Auf dem Baum klettern
Zachäus und Petrus, die waren irgendwie auch auf der Suche nach Glück. Uns voraus. Zachäus, der auf den Maulbeerbaum kletterte, um Jesus zu sehen, der spielt im Theaterstück auf den Gutleutmatten an den acht Abenden irgendwie mit und Petrus, der sich wie kein anderer durch seine Glaubenstage wand, der bekannte sich in denkbar knappen Sätzen zu Christus. Beide auch inmitten: auch inmitten jenes Schon des Glaubens, angesichts von gar nicht, nicht mehr; beide inmitten auch von anderen Optionen, der Möglichkeiten eines gottverlassenen Lebens, des Weggehens, eine andere Abbiegung des Lebens zu nehmen, inmitten einer Frage, die sich ihnen im Leben stellt, die Frage  Wohin soll ich gehen? Welches Leben hat Sinn und Ziel? Wie bei Brodowsky ist der Mensch Zachäus klein, schmächtig und irgendwie gibt er mit seinem Körper eine Antwort und klettert auf einen Baum, versucht, Jesus zu sehen, spürt Verzweiflung, Mut und Sehnsucht. Da oben.

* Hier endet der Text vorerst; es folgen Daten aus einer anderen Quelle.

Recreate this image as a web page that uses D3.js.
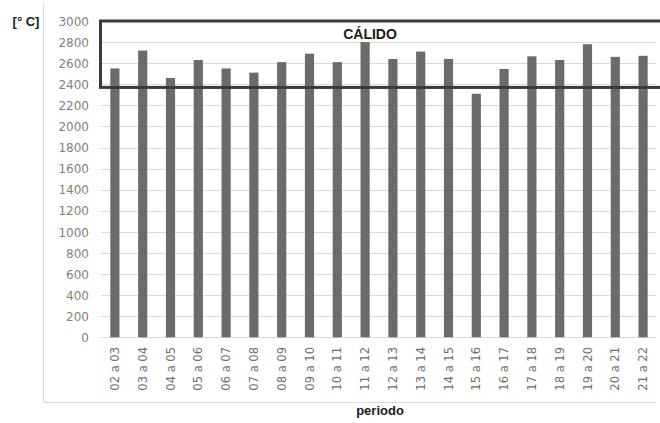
<!DOCTYPE html>
<html><head><meta charset="utf-8">
<script src="https://cdn.jsdelivr.net/npm/d3@7"></script>
<style>body{margin:0;background:#fff}svg{display:block}</style>
</head><body><svg id="c" width="660" height="423"></svg>
<script>
const categories = ["02 a 03","03 a 04","04 a 05","05 a 06","06 a 07","07 a 08","08 a 09","09 a 10","10 a 11","11 a 12","12 a 13","13 a 14","14 a 15","15 a 16","16 a 17","17 a 18","18 a 19","19 a 20","20 a 21","21 a 22"];
const values = [2550,2720,2460,2630,2550,2510,2610,2690,2610,2800,2640,2710,2640,2310,2545,2665,2630,2780,2660,2670];
const yTicks = [0,200,400,600,800,1000,1200,1400,1600,1800,2000,2200,2400,2600,2800,3000];
const zoneLabel = "CÁLIDO";
const zoneRange = [2370, 3000];
const yUnit = "[° C]";
const xTitle = "periodo";

const svg = d3.select("#c");
const x = d3.scaleBand().domain(categories).range([101, 657]).paddingInner(0.67).paddingOuter(0.335);
const y = d3.scaleLinear().domain([0, 3000]).range([337.3, 21]);

// outer chart frame (left & bottom)
svg.append("line").attr("x1",43.5).attr("x2",43.5).attr("y1",4).attr("y2",402.5).attr("stroke","#d9d9d9");
svg.append("line").attr("x1",43.5).attr("x2",656).attr("y1",402.5).attr("y2",402.5).attr("stroke","#d9d9d9");

// gridlines
svg.append("g").selectAll("line").data(yTicks).join("line")
  .attr("x1",101).attr("x2",656)
  .attr("y1",d=>Math.round(y(d))+0.5).attr("y2",d=>Math.round(y(d))+0.5)
  .attr("stroke","#d9d9d9").attr("stroke-width",1);

// y axis labels
const yAxis = d3.axisLeft(y).tickValues(yTicks).tickSize(0).tickPadding(0).tickFormat(d3.format("d"));
const ga = svg.append("g").attr("transform","translate(89,0)").call(yAxis);
ga.select(".domain").remove();
ga.selectAll("text").attr("font-family","DejaVu Sans, sans-serif").attr("font-size",12).attr("fill","#7f7f7f").attr("dy","0.35em");

// bars
svg.append("g").selectAll("rect").data(values).join("rect")
  .attr("x",(d,i)=>x(categories[i]))
  .attr("width",x.bandwidth())
  .attr("y",d=>y(d)).attr("height",d=>y(0)-y(d))
  .attr("fill","#6b6b6b");

// x labels
const xAxis = d3.axisBottom(x).tickSize(0).tickPadding(0);
const gx = svg.append("g").attr("transform","translate(0,347)").call(xAxis);
gx.select(".domain").remove();
gx.selectAll("text").attr("font-family","DejaVu Sans, sans-serif").attr("font-size",11.5).attr("fill","#6f6f6f")
  .attr("transform","rotate(-90)").attr("text-anchor","end").attr("x",0).attr("y",0).attr("dx",0).attr("dy","0.35em");

// zone box
svg.append("rect").attr("x",x.range()[0]-0.5).attr("y",y(zoneRange[1])).attr("width",620).attr("height",y(zoneRange[0])-y(zoneRange[1]))
  .attr("fill","none").attr("stroke","#3a3a3a").attr("stroke-width",3);
svg.append("text").attr("x",370).attr("y",39).attr("text-anchor","middle")
  .attr("font-family","Liberation Sans Narrow, Liberation Sans, Arial, sans-serif").attr("font-weight","bold").attr("font-size",14).attr("fill","#1a1a1a").text(zoneLabel);

// titles
svg.append("text").attr("x",26).attr("y",26).attr("text-anchor","middle")
  .attr("font-family","Liberation Sans Narrow, Liberation Sans, Arial, sans-serif").attr("font-weight","bold").attr("font-size",13).attr("fill","#1a1a1a").text(yUnit);
svg.append("text").attr("x",380).attr("y",415).attr("text-anchor","middle")
  .attr("font-family","Liberation Sans Narrow, Liberation Sans, Arial, sans-serif").attr("font-weight","bold").attr("font-size",13).attr("fill","#1a1a1a").text(xTitle);
</script></body></html>
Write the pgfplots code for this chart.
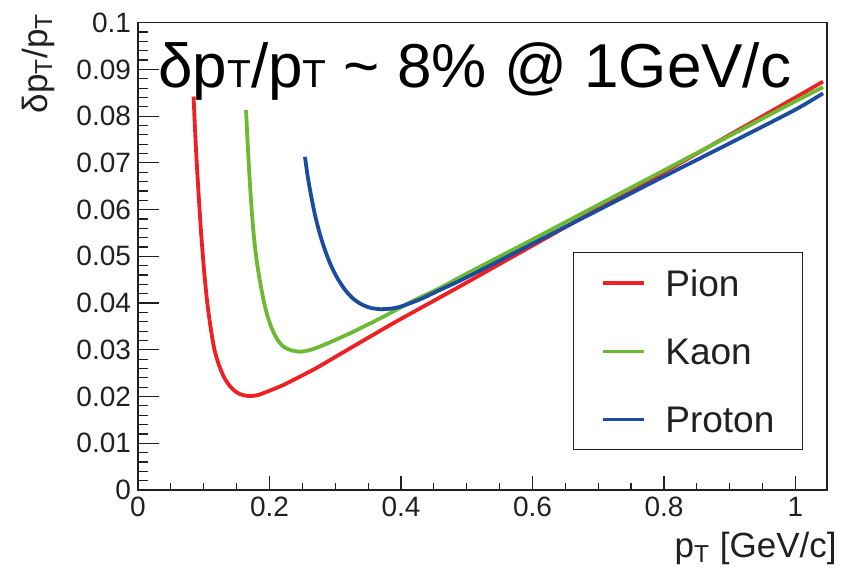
\documentclass[border=0pt]{standalone}
\usepackage{fontspec}
\setmainfont{Liberation Sans}
\usepackage{pgfplots}
\pgfplotsset{compat=1.18}
\usepackage{pgfplotstable}

\definecolor{pionred}{RGB}{237,32,36}
\definecolor{kaongreen}{RGB}{108,186,52}
\definecolor{protonblue}{RGB}{28,76,158}
\definecolor{ink}{RGB}{35,31,32}

% transverse momentum resolution vs pT
\pgfplotstableread{
pt     res
0.0845 0.0842
0.0880 0.0735
0.0918 0.0642
0.0960 0.0550
0.1005 0.0470
0.1050 0.0405
0.1100 0.0352
0.1160 0.0302
0.1230 0.0268
0.1310 0.0241
0.1400 0.0222
0.1500 0.0209
0.1600 0.0203
0.1700 0.0201
0.1820 0.0203
0.1957 0.0210
0.2200 0.0224
0.2413 0.0239
0.2700 0.0260
0.2920 0.0278
0.3430 0.0320
0.3934 0.0361
0.4590 0.0412
0.5000 0.0444
0.6000 0.0523
0.7000 0.0602
0.8000 0.0680
0.9000 0.0760
1.0000 0.0840
1.0420 0.0874
}\pion

\pgfplotstableread{
pt     res
0.1643 0.0813
0.1665 0.0750
0.1693 0.0678
0.1725 0.0607
0.1764 0.0540
0.1808 0.0488
0.1856 0.0446
0.1910 0.0406
0.1970 0.0372
0.2040 0.0344
0.2120 0.0322
0.2210 0.0307
0.2330 0.0299
0.2464 0.0296
0.2600 0.0299
0.2768 0.0307
0.3174 0.0332
0.3680 0.0367
0.4188 0.0405
0.4590 0.0432
0.5000 0.0463
0.6000 0.0536
0.7000 0.0610
0.8000 0.0684
0.9000 0.0758
1.0000 0.0832
1.0420 0.0862
}\kaon

\pgfplotstableread{
pt     res
0.2540 0.0713
0.2580 0.0672
0.2630 0.0632
0.2690 0.0590
0.2760 0.0551
0.2840 0.0515
0.2930 0.0482
0.3030 0.0454
0.3140 0.0430
0.3260 0.0411
0.3390 0.0398
0.3530 0.0390
0.3680 0.0387
0.3830 0.0388
0.3985 0.0392
0.4290 0.0408
0.4590 0.0428
0.5000 0.0455
0.6000 0.0527
0.7000 0.0599
0.8000 0.0671
0.9000 0.0742
1.0000 0.0814
1.0420 0.0849
}\proton

\begin{document}
\begin{tikzpicture}
\useasboundingbox (-69pt,-38.5pt) rectangle (353pt,245pt);
\begin{axis}[
  scale only axis,
  width=344.5pt, height=233.65pt,
  xmin=0, xmax=1.048, ymin=0, ymax=0.1,
  xtick={0,0.2,0.4,0.6,0.8,1},
  ytick={0,0.01,0.02,0.03,0.04,0.05,0.06,0.07,0.08,0.09,0.1},
  minor x tick num=3, minor y tick num=4,
  xtick pos=bottom, ytick pos=left, tick align=inside,
  scaled ticks=false,
  /pgf/number format/assume math mode=true,
  /pgf/number format/fixed,
  /pgf/number format/precision=2,
  ticklabel style={font=\fontsize{14}{16}\selectfont, text=ink},
  major tick length=10.5pt, minor tick length=5pt,
  major x tick style={/pgfplots/major tick length=6.8pt},
  minor x tick style={/pgfplots/minor tick length=3.5pt},
  tick style={ink, line width=0.6pt},
  axis line style={ink, line width=0.6pt},
  xlabel={p\textsubscript{T} [GeV/c]},
  ylabel={δp\textsubscript{T}/p\textsubscript{T}},
  label style={font=\fontsize{17.5}{19}\selectfont, text=ink, inner sep=0pt},
  xlabel style={at={(axis description cs:1.0145,-0.145)}, anchor=base east},
  ylabel style={at={(axis description cs:-0.132,1.021)}, anchor=base east},
  legend style={at={(rel axis cs:0.6313,0.5093)}, anchor=north west,
    draw=ink, line width=0.6pt, fill=white,
    inner xsep=14pt, inner ysep=8.5pt,
    nodes={inner sep=0pt, text depth=0pt, text=ink},
    row sep=21.2pt,
    font=\fontsize{18.5}{20}\selectfont,
    /tikz/every odd column/.append style={column sep=9.5pt}},
  legend cell align=left,
  legend image code/.code={\draw[#1] (0pt,0pt) -- (20.5pt,0pt);},
]
\addplot[pionred, line width=1.9pt, smooth, tension=0.45] table[x=pt, y=res] {\pion};
\addlegendentry{Pion}
\addplot[kaongreen, line width=1.9pt, smooth, tension=0.45] table[x=pt, y=res] {\kaon};
\addlegendentry{Kaon}
\addplot[protonblue, line width=1.9pt, smooth, tension=0.45] table[x=pt, y=res] {\proton};
\addlegendentry{Proton}
\end{axis}
\node[anchor=base west, inner sep=0pt, font=\fontsize{31}{33}\selectfont]
  at (10pt,201pt) {δp{\fontsize{19.5}{20}\selectfont T}/p{\fontsize{19.5}{20}\selectfont T} \textasciitilde{} 8\% @ 1GeV/c};
\end{tikzpicture}
\end{document}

Gefragt sind Menschen alle und Antwort müssen sie geben. Geben sie, indem sie leben, geben Antwort auf das Wohin gehst Du? Gott stellt die Frage, und jener Grundfragen kann sich keiner entziehen, selbst der Tod, der Stillstand wäre noch Antwort, Antwort auf Gottes Frage: Wer bist du Mensch vor mir, wohin gehst du, wie lebst du das Leben, das du vor mir hast?

Du gesagt
Petrus Antwort beginnt mit keinem Ich, sie beginnt mit einem Du; Menschen geben Antwort, indem sie nicht von sich reden, sondern von ihm. Sie sprechen sein Du an, benennen - und finden in diesem Du sich selbst. Menschen geben und sind Antwort auf die von Gott gestellte Fragen nach sich, indem sie selbst Antwort von Gott bekommen; indem sie Du sagen zu ihm, so wie Petrus sagt: Du hast Wort des ewigen Lebens, Du bist der Heilige Gottes, und dieses Du wird zur Antwort Gottes für Menschen: Du, Mensch, bist der, dem ewigen Worte gelten. Du, Mensch, bist der, der sich der Heilige Gottes zuwendet. Wir sprechen und es wird zur Sprache für uns, zum Zusprechen, dass wir welche sind, die unser Leben vor Gott haben und leben, immer schon Antwort sind.
Zachäus sitzt nicht auf dem Baum, damit er Jesus sieht, das auch. Zachäus sitzt dort oben, dass Jesus ihn sieht und zu ihm kommt. Glaube ist unsere Tat, unser Machen, unsere Lebensäußerung, unsere Antwort, so oder so. Das alles. Das alles auch. Glaube ist aber zuerst der Moment der Einkehr Gottes im Leben des Menschen. Jesus bittet Zachäus herunter vom Baum und kehrt in seinem Haus, in seinem Leben ein. Glaube ist wie Gott selbst in unserem Leben zu leben beginnt und wie wir dann dies Leben leben und Gott antworten.
Brodowskys letzter Satz an die, die nachkommen, ist Trost, ist: „Du bist nicht allein“. Es ist Gottes erster Satz, den er jedem und jeder als Vorsatz vors Leben, das zu leben ist, schreibt und schenkt. "Du bist nicht allein." Immer schon. Immer schon bist du von mir geliebt. Amen.